C’est Stephen T. Mather, ayant tout juste pris ses fonctions de Directeur du Département des Parcs, qui œuvra pour faire de Pipe Spring un monument national en 1920 et assurer ainsi sa conservation. Il mit la main à la poche comme beaucoup d’autres, notamment l’Eglise mormone.
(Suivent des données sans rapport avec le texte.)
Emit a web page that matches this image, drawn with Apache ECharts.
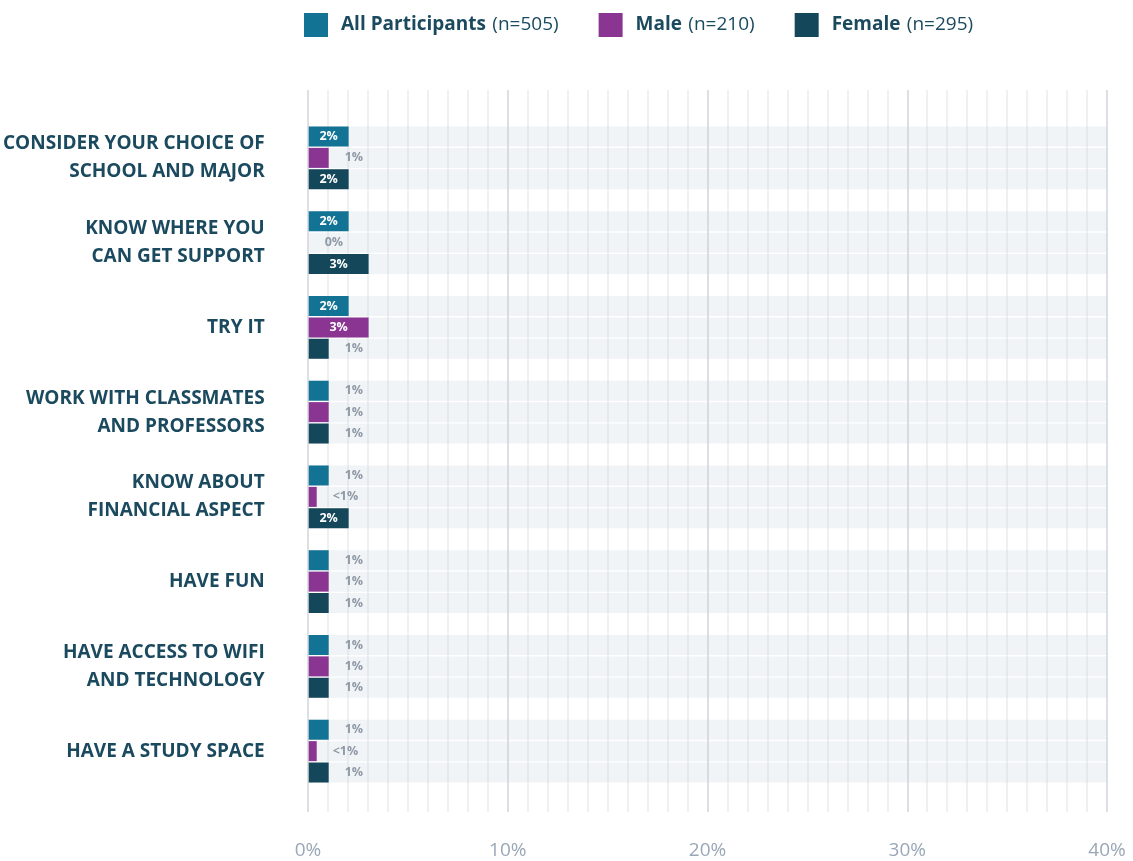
<!DOCTYPE html>
<html>
<head>
    <meta charset="utf-8">
    <script src="https://cdn.jsdelivr.net/npm/echarts@6/dist/echarts.min.js"></script>
    <style>
        body { margin: 0; background: #fff; }
        #chart { width: 1133px; height: 861px; }
    </style>
</head>
<body>
<div id="chart"></div>
<script type="text/javascript">
    var categories = [
        'CONSIDER YOUR CHOICE OF\nSCHOOL AND MAJOR',
        'KNOW WHERE YOU\nCAN GET SUPPORT',
        'TRY IT',
        'WORK WITH CLASSMATES\nAND PROFESSORS',
        'KNOW ABOUT\nFINANCIAL ASPECT',
        'HAVE FUN',
        'HAVE ACCESS TO WIFI\nAND TECHNOLOGY',
        'HAVE A STUDY SPACE'
    ];
    var seriesNames = ['All Participants', 'Male', 'Female'];
    var seriesCounts = ['(n=505)', '(n=210)', '(n=295)'];
    var allValues = [2, 2, 2, 1, 1, 1, 1, 1];
    var maleValues = [1, 0, 3, 1, 0.4, 1, 1, 0.4];
    var femaleValues = [2, 3, 1, 1, 2, 1, 1, 1];
    var colors = ['#137394', '#8a3592', '#15475b'];

    var fontFamily = '"Open Sans", sans-serif';

    var labelText = function (v) {
        if (v > 0 && v < 1) return '<1%';
        return Math.round(v) + '%';
    };

    var makeData = function (values) {
        return values.map(function (v) {
            var inside = v >= 2;
            return {
                value: v,
                label: {
                    show: true,
                    position: inside ? 'inside' : 'right',
                    distance: 16,
                    formatter: labelText(v),
                    color: inside ? '#ffffff' : '#8f9aa6',
                    fontSize: 12.5,
                    fontWeight: 'bold',
                    fontFamily: fontFamily
                }
            };
        });
    };

    var valueSets = [allValues, maleValues, femaleValues];
    var series = [];
    for (var i = 0; i < seriesNames.length; i++) {
        series.push({
            name: seriesNames[i],
            type: 'bar',
            xAxisIndex: 0,
            yAxisIndex: 0,
            barWidth: 20,
            barGap: '7%',
            itemStyle: { color: colors[i] },
            showBackground: true,
            backgroundStyle: { color: 'rgba(200,212,222,0.25)' },
            data: makeData(valueSets[i])
        });
    }

    var chart = echarts.init(document.getElementById('chart'));
    chart.setOption({
        animation: false,
        legend: {
            left: 304,
            top: 13,
            padding: 0,
            itemWidth: 24,
            itemHeight: 24,
            itemGap: 40,
            icon: 'rect',
            data: seriesNames,
            formatter: function (name) {
                return '{b|' + name + '} {n|' + seriesCounts[seriesNames.indexOf(name)] + '}';
            },
            textStyle: {
                padding: [0, 0, 0, 8],
                rich: {
                    b: { fontSize: 19, fontWeight: 'bold', color: '#1b4a5f', fontFamily: fontFamily },
                    n: { fontSize: 19, color: '#1b4a5f', fontFamily: fontFamily, padding: [0, 0, 0, 3] }
                }
            }
        },
        grid: [
            { left: 308, right: 26, top: 115.5, height: 678 },
            { left: 308, right: 26, top: 90, bottom: 49 }
        ],
        xAxis: [
            {
                gridIndex: 0, type: 'value', min: 0, max: 40,
                axisLine: { show: false }, axisTick: { show: false },
                axisLabel: { show: false }, splitLine: { show: false }
            },
            {
                gridIndex: 1, type: 'value', min: 0, max: 40, interval: 10,
                axisLine: { show: false }, axisTick: { show: false },
                axisLabel: {
                    formatter: '{value}%', margin: 29,
                    color: '#9aa7b6', fontSize: 19, fontFamily: fontFamily
                },
                splitLine: { show: true, lineStyle: { color: '#dcdfe3', width: 2 } },
                minorTick: { show: false, splitNumber: 10 },
                minorSplitLine: { show: true, lineStyle: { color: '#eef0f2', width: 2 } }
            }
        ],
        yAxis: [
            {
                gridIndex: 0, type: 'category', inverse: true, data: categories,
                axisLine: { show: false }, axisTick: { show: false },
                axisLabel: {
                    margin: 44, align: 'right',
                    color: '#1b4a5f', fontSize: 19, fontWeight: 'bold',
                    lineHeight: 28, fontFamily: fontFamily
                }
            },
            {
                gridIndex: 1, type: 'value', show: false
            }
        ],
        series: series
    });
</script>
</body>
</html>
Il avait anticipé les flots de voyageurs de Zion à Grand Canyon et imaginé Pipe Spring comme une étape.
Nous réalisons donc aujourd’hui sa vision.

Nous sommes les seuls visiteurs et prenons notre temps le long du chemin qui grimpe la colline pour admirer la végétation et les paysages qui s’étendent à l’horizon.

Nous sommes entourés de Mormon Tea, aux propriétés décongestionnantes, de Wheat Grass que les membres de la tribu Paiute tressent pour faire des paniers, de cactus raquettes aux fleurs qui se fanent doucement, de pins pignon à l’odeur entêtante et de buissons d’airelles aux feuilles caduques.

Nous reprenons la route vers la rive nord de Grand Canyon que nous atteignons entre chien et loup après une étape à Frédonia (petite bourgade digne d’un western) pour remplir d’essence la bête.